- _Stated exercise_
Line by line, repeat the data below exactly, beginning at the first line and ending at the line with "import seaborn as sns". Omit pictures.
■ ■ ■ ■
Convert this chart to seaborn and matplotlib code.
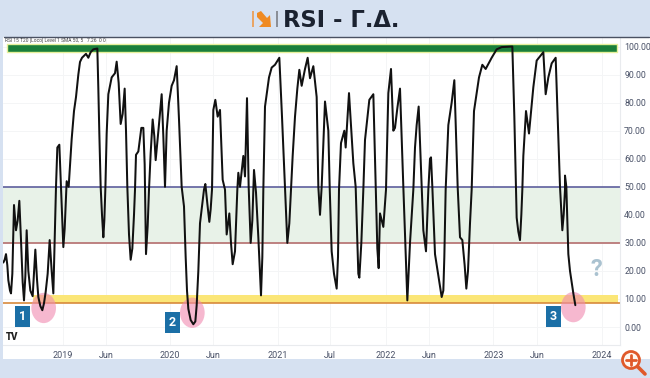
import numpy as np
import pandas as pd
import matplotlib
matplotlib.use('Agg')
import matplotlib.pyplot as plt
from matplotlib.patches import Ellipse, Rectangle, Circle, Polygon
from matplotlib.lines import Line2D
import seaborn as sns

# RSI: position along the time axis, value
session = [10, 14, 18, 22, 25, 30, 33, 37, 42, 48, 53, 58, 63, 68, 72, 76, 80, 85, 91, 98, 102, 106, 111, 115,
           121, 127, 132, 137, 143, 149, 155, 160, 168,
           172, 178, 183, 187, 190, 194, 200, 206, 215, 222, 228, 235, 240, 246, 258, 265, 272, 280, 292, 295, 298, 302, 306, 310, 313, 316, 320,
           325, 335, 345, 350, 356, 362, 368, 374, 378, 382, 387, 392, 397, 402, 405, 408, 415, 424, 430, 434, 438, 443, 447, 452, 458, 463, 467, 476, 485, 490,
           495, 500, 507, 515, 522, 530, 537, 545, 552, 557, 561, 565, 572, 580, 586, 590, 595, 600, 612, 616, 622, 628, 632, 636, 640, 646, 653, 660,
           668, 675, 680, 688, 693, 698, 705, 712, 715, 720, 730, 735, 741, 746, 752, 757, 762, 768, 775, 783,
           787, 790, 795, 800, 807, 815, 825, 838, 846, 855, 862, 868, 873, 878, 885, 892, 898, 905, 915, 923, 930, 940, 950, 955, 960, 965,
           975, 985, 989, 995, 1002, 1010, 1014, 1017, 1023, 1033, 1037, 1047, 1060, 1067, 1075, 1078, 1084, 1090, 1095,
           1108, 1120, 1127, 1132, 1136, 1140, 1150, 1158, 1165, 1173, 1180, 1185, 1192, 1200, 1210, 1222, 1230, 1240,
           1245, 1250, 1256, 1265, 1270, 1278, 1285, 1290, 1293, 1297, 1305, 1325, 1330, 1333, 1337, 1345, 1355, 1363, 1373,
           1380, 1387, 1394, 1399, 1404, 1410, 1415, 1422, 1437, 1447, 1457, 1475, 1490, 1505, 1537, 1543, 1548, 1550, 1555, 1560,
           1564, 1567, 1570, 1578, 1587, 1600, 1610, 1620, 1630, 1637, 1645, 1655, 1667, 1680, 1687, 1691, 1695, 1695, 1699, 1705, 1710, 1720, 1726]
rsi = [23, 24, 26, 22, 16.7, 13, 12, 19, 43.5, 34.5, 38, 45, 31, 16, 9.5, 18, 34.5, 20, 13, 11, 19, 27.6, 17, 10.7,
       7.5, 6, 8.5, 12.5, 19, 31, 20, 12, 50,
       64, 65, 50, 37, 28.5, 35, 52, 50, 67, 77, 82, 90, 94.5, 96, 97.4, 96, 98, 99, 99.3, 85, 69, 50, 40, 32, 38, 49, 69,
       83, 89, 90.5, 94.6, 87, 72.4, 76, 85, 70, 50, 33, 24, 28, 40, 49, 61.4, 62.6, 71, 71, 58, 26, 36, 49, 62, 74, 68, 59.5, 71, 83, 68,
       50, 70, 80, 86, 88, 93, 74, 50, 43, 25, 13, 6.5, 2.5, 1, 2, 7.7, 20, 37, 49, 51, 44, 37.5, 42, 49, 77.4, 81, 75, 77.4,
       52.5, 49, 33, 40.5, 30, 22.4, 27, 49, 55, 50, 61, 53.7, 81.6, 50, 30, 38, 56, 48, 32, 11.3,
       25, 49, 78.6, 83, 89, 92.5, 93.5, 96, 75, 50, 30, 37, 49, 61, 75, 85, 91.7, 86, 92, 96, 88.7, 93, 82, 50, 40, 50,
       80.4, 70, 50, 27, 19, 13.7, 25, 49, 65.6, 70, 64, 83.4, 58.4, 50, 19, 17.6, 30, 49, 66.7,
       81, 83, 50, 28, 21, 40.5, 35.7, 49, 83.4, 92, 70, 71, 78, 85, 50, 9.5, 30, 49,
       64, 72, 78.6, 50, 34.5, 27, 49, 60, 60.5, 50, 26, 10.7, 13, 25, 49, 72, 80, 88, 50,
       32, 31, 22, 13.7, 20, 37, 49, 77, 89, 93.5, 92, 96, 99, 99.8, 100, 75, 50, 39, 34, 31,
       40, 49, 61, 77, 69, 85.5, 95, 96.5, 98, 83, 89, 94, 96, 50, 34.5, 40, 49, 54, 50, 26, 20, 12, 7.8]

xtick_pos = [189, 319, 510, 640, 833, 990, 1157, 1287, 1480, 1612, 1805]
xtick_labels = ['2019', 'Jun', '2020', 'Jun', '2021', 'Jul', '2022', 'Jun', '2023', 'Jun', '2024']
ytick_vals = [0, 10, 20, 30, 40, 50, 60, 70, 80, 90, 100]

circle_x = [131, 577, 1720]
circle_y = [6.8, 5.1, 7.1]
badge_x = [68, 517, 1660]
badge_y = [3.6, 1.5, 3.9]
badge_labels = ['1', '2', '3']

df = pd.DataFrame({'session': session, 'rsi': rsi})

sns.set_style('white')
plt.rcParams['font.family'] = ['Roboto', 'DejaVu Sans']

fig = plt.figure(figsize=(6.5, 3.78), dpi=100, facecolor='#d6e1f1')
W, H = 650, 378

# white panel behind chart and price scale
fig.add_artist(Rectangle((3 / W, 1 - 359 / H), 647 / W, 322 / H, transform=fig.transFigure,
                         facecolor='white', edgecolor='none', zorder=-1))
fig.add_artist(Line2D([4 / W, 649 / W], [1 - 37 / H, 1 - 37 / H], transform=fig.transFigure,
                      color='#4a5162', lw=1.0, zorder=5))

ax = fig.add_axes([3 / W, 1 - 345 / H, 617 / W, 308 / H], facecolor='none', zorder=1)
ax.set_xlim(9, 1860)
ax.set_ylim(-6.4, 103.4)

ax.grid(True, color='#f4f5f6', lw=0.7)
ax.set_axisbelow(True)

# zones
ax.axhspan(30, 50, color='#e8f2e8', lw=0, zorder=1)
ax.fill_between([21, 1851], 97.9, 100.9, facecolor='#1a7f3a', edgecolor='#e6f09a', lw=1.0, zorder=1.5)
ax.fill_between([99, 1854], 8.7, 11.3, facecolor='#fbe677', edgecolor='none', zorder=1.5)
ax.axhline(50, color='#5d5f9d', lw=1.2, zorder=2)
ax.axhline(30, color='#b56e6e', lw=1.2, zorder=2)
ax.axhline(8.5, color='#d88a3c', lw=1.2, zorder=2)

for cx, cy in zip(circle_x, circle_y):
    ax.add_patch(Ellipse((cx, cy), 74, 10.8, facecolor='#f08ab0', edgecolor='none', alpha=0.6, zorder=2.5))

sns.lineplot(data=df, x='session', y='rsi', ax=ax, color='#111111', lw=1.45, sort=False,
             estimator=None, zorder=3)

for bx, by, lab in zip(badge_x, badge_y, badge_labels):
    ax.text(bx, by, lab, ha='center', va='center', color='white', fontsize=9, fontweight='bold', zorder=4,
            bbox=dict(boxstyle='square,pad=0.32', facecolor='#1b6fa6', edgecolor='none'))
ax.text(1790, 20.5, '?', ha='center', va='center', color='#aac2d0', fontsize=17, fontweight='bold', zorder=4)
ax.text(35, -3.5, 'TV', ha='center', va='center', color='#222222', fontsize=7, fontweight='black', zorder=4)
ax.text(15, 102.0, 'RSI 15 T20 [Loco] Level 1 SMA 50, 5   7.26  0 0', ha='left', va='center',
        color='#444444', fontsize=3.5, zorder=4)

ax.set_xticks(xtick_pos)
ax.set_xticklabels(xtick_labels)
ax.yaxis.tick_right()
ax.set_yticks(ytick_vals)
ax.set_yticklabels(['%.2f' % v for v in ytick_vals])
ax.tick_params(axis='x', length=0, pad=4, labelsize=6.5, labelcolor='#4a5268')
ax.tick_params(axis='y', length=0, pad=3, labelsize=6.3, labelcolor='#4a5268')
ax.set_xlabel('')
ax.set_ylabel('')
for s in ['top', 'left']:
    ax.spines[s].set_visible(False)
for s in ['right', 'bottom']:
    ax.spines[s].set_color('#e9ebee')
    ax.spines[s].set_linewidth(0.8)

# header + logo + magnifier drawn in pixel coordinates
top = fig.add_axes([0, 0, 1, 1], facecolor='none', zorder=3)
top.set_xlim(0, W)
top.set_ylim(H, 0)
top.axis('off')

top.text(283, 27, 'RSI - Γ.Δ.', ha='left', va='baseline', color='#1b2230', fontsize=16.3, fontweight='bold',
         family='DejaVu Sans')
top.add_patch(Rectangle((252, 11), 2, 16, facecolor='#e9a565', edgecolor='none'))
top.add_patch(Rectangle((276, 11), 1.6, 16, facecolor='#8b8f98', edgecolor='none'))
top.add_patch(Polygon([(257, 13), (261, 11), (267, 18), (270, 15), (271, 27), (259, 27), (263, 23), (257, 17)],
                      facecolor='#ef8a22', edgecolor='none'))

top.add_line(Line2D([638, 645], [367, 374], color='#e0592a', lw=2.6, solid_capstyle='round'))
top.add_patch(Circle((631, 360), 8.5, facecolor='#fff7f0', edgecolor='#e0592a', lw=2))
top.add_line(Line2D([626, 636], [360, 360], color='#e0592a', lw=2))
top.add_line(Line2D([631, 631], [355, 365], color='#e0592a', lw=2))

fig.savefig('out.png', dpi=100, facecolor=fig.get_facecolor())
■ ■ ■ ■
- _Solution for this exercise_
Convert this chart to seaborn and matplotlib code.
import numpy as np
import pandas as pd
import matplotlib
matplotlib.use('Agg')
import matplotlib.pyplot as plt
from matplotlib.patches import Ellipse, Rectangle, Circle, Polygon
from matplotlib.lines import Line2D
import seaborn as sns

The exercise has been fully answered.